5 Must-Know Bob Tips
New year, new ‘do! Now’s the PERFECT time for a fresh new style, and super hot on the red carpet right now? Bobs. You gotta keep up! Here are some genius bob tips from Wella Global Education Academy Dean, Stephen Moody.
1. MIRROR, MIRROR. During the consultation, move the hair around like clay. Give the client a small mirror and show her where the length will sit, where you will build and remove weight. Essentially, you’re building and showing the end result before you actually cut.
2. DAMP, NOT DRY. Cut a bob on consistently damp hair. That goes for the sections you’re about to cut. But once you’ve cut a section, keep an eye on it as it dries so you can see what the hair is doing.

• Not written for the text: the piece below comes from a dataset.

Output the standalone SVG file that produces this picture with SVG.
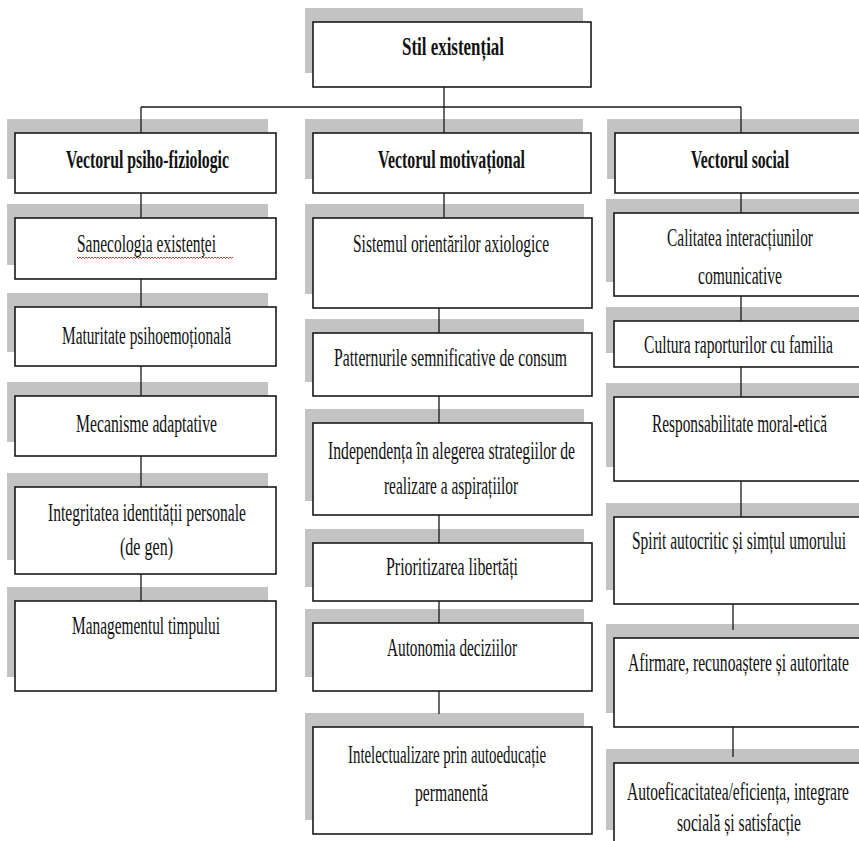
<svg xmlns="http://www.w3.org/2000/svg" width="859" height="841" viewBox="0 0 859 841">
<style>
.sh{fill:#c3c3c3}
.bx{fill:#fff;stroke:#1a1a1a;stroke-width:1.6}
.t{font-family:"Liberation Serif","Times New Roman",serif;font-size:25px;fill:#111}
.b{font-weight:bold}
.c{stroke:#1a1a1a;stroke-width:1.3;fill:none}
.sq{stroke:#e03030;stroke-width:1;fill:none}
</style>
<rect width="859" height="841" fill="#fff"/>
<g id="stil"><rect class="sh" x="305" y="8" width="278" height="65"/><rect class="bx" x="313" y="22" width="278" height="65"/><text class="t b" x="402" y="55" textLength="102" lengthAdjust="spacingAndGlyphs">Stil existențial</text></g>
<g id="v1"><rect class="sh" x="7" y="119" width="261" height="60"/><rect class="bx" x="15" y="133" width="261" height="60"/><text class="t b" x="66" y="168" textLength="163" lengthAdjust="spacingAndGlyphs">Vectorul psiho-fiziologic</text></g>
<g id="v2"><rect class="sh" x="305" y="119" width="278" height="60"/><rect class="bx" x="313" y="133" width="278" height="60"/><text class="t b" x="378" y="168" textLength="147" lengthAdjust="spacingAndGlyphs">Vectorul motivațional</text></g>
<g id="v3"><rect class="sh" x="607" y="119" width="270" height="60"/><rect class="bx" x="615" y="133" width="270" height="60"/><text class="t b" x="691" y="168" textLength="98" lengthAdjust="spacingAndGlyphs">Vectorul social</text></g>
<g id="l1"><rect class="sh" x="7" y="204" width="261" height="61"/><rect class="bx" x="15" y="218" width="261" height="61"/><text class="t" x="77" y="252" textLength="139" lengthAdjust="spacingAndGlyphs">Sanecologia existenţei</text><path class="sq" d="M77 257l1.5 1.5 1.5-1.5 1.5 1.5 1.5-1.5 1.5 1.5 1.5-1.5 1.5 1.5 1.5-1.5 1.5 1.5 1.5-1.5 1.5 1.5 1.5-1.5 1.5 1.5 1.5-1.5 1.5 1.5 1.5-1.5 1.5 1.5 1.5-1.5 1.5 1.5 1.5-1.5 1.5 1.5 1.5-1.5 1.5 1.5 1.5-1.5 1.5 1.5 1.5-1.5 1.5 1.5 1.5-1.5 1.5 1.5 1.5-1.5 1.5 1.5 1.5-1.5 1.5 1.5 1.5-1.5 1.5 1.5 1.5-1.5 1.5 1.5 1.5-1.5 1.5 1.5 1.5-1.5 1.5 1.5 1.5-1.5 1.5 1.5 1.5-1.5 1.5 1.5 1.5-1.5 1.5 1.5 1.5-1.5 1.5 1.5 1.5-1.5 1.5 1.5 1.5-1.5 1.5 1.5 1.5-1.5 1.5 1.5 1.5-1.5 1.5 1.5 1.5-1.5M158 257l1.5 1.5 1.5-1.5 1.5 1.5 1.5-1.5 1.5 1.5 1.5-1.5 1.5 1.5 1.5-1.5 1.5 1.5 1.5-1.5 1.5 1.5 1.5-1.5 1.5 1.5 1.5-1.5 1.5 1.5 1.5-1.5 1.5 1.5 1.5-1.5 1.5 1.5 1.5-1.5 1.5 1.5 1.5-1.5 1.5 1.5 1.5-1.5 1.5 1.5 1.5-1.5 1.5 1.5 1.5-1.5 1.5 1.5 1.5-1.5 1.5 1.5 1.5-1.5 1.5 1.5 1.5-1.5 1.5 1.5 1.5-1.5 1.5 1.5 1.5-1.5 1.5 1.5 1.5-1.5 1.5 1.5 1.5-1.5 1.5 1.5 1.5-1.5 1.5 1.5 1.5-1.5 1.5 1.5 1.5-1.5 1.5 1.5 1.5-1.5"/></g>
<g id="l2"><rect class="sh" x="7" y="293" width="261" height="59"/><rect class="bx" x="15" y="307" width="261" height="59"/><text class="t" x="62" y="344" textLength="169" lengthAdjust="spacingAndGlyphs">Maturitate psihoemoțională</text></g>
<g id="l3"><rect class="sh" x="7" y="382" width="261" height="60"/><rect class="bx" x="15" y="396" width="261" height="60"/><text class="t" x="76" y="432" textLength="141" lengthAdjust="spacingAndGlyphs">Mecanisme adaptative</text></g>
<g id="l4"><rect class="sh" x="7" y="473" width="261" height="87"/><rect class="bx" x="15" y="487" width="261" height="87"/><text class="t" x="48" y="521" textLength="198" lengthAdjust="spacingAndGlyphs">Integritatea identității personale</text><text class="t" x="120" y="555" textLength="53" lengthAdjust="spacingAndGlyphs">(de gen)</text></g>
<g id="l5"><rect class="sh" x="7" y="587" width="261" height="90"/><rect class="bx" x="15" y="601" width="261" height="90"/><text class="t" x="72" y="634" textLength="148" lengthAdjust="spacingAndGlyphs">Managementul timpului</text></g>
<g id="m1"><rect class="sh" x="305" y="204" width="279" height="90"/><rect class="bx" x="313" y="218" width="279" height="90"/><text class="t" x="353" y="252" textLength="196" lengthAdjust="spacingAndGlyphs">Sistemul orientărilor axiologice</text></g>
<g id="m2"><rect class="sh" x="305" y="319" width="279" height="63"/><rect class="bx" x="313" y="333" width="279" height="63"/><text class="t" x="334" y="366" textLength="233" lengthAdjust="spacingAndGlyphs">Patternurile semnificative de consum</text></g>
<g id="m3"><rect class="sh" x="305" y="409" width="279" height="92"/><rect class="bx" x="313" y="423" width="279" height="92"/><text class="t" x="328" y="459" textLength="247" lengthAdjust="spacingAndGlyphs">Independența în alegerea strategiilor de</text><text class="t" x="384" y="494" textLength="134" lengthAdjust="spacingAndGlyphs">realizare a aspirațiilor</text></g>
<g id="m4"><rect class="sh" x="305" y="529" width="279" height="58"/><rect class="bx" x="313" y="543" width="279" height="58"/><text class="t" x="386" y="575" textLength="132" lengthAdjust="spacingAndGlyphs">Prioritizarea libertăți</text></g>
<g id="m5"><rect class="sh" x="305" y="609" width="279" height="68"/><rect class="bx" x="313" y="623" width="279" height="68"/><text class="t" x="387" y="656" textLength="130" lengthAdjust="spacingAndGlyphs">Autonomia deciziilor</text></g>
<g id="m6"><rect class="sh" x="305" y="713" width="279" height="107"/><rect class="bx" x="313" y="727" width="279" height="107"/><text class="t" x="348" y="763" textLength="198" lengthAdjust="spacingAndGlyphs">Intelectualizare prin autoeducație</text><text class="t" x="415" y="801" textLength="73" lengthAdjust="spacingAndGlyphs">permanentă</text></g>
<g id="r1"><rect class="sh" x="606" y="199" width="270" height="83"/><rect class="bx" x="614" y="213" width="270" height="83"/><text class="t" x="667" y="246" textLength="146" lengthAdjust="spacingAndGlyphs">Calitatea interacțiunilor</text><text class="t" x="698" y="284" textLength="84" lengthAdjust="spacingAndGlyphs">comunicative</text></g>
<g id="r2"><rect class="sh" x="606" y="307" width="270" height="46"/><rect class="bx" x="614" y="321" width="270" height="46"/><text class="t" x="644" y="353" textLength="189" lengthAdjust="spacingAndGlyphs">Cultura raporturilor cu familia</text></g>
<g id="r3"><rect class="sh" x="606" y="383" width="270" height="84"/><rect class="bx" x="614" y="397" width="270" height="84"/><text class="t" x="652" y="432" textLength="175" lengthAdjust="spacingAndGlyphs">Responsabilitate moral-etică</text></g>
<g id="r4"><rect class="sh" x="606" y="503" width="270" height="87"/><rect class="bx" x="614" y="517" width="270" height="87"/><text class="t" x="632" y="549" textLength="214" lengthAdjust="spacingAndGlyphs">Spirit autocritic și simțul umorului</text></g>
<g id="r5"><rect class="sh" x="606" y="624" width="270" height="89"/><rect class="bx" x="614" y="638" width="270" height="89"/><text class="t" x="628" y="671" textLength="221" lengthAdjust="spacingAndGlyphs">Afirmare, recunoaștere și autoritate</text></g>
<g id="r6"><rect class="sh" x="606" y="749" width="270" height="81"/><rect class="bx" x="614" y="763" width="270" height="100"/><text class="t" x="627" y="800" textLength="222" lengthAdjust="spacingAndGlyphs">Autoeficacitatea/eficiența, integrare</text><text class="t" x="677" y="831" textLength="124" lengthAdjust="spacingAndGlyphs">socială și satisfacție</text></g>
<g id="connectors" class="c">
<path d="M444 87V107M141 107H741M141 107V133M444 107V133M741 107V133"/>
<path d="M141 193V218M141 279V307M141 366V396M141 456V487M141 574V601"/>
<path d="M444 193V218M439 308V333M439 396V423M439 515V543M439 601V623M439 691V714"/>
<path d="M741 193V213M741 296V321M741 367V397M741 481V517M733 604V630M733 727V757"/>
</g>
</svg>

Is it shrinking, becoming curlier or straighter? If you understand what the hair will be doing, you can adjust accordingly.
3. SIT UP STRAIGHT. When cutting a pure line bob, make sure the client is sitting straight up in the chair, legs uncrossed, head tilted slightly forward. The shoulders should not collapse. When cutting the nape area, the client’s body should be erect with only her head tipped forward. Bring the head up gradually as you work bottom to top. With each subsequent section, the head should be a little more vertical until it’s almost straight up when you reach the top.
4. GET A PROFILE. The graduation or layers in back will influence the profile shape and the width of the bob. This is an aspect many stylists overlook. When deciding how much graduation or layering to perform, turn the client sideways and study her jaw and her nose and think about balance. If the nose is large, for example, the graduation should be above or below the tip. If she has a receding jaw, you can build weight with the hair in the opposite direction.
5. FRINGE ELEMENTS. A huge factor with fringes is the width. You can turn your client into a mouse with a narrow fringe or you can bring out her cheekbones and eye sockets with a wider fringe. Additionally, there are three fringe shapes—round, square and triangular. Round shapes are like the unhappy emoji—they droop down at the corners. They’re fantastic for supermodels, but tricky for most women to wear. The square fringe provides a bit more lift. The triangular fringe is like the happy emoji—it boosts the corners. That’s my favorite—it’s like the lift you get from the upward strokes of a blush brush.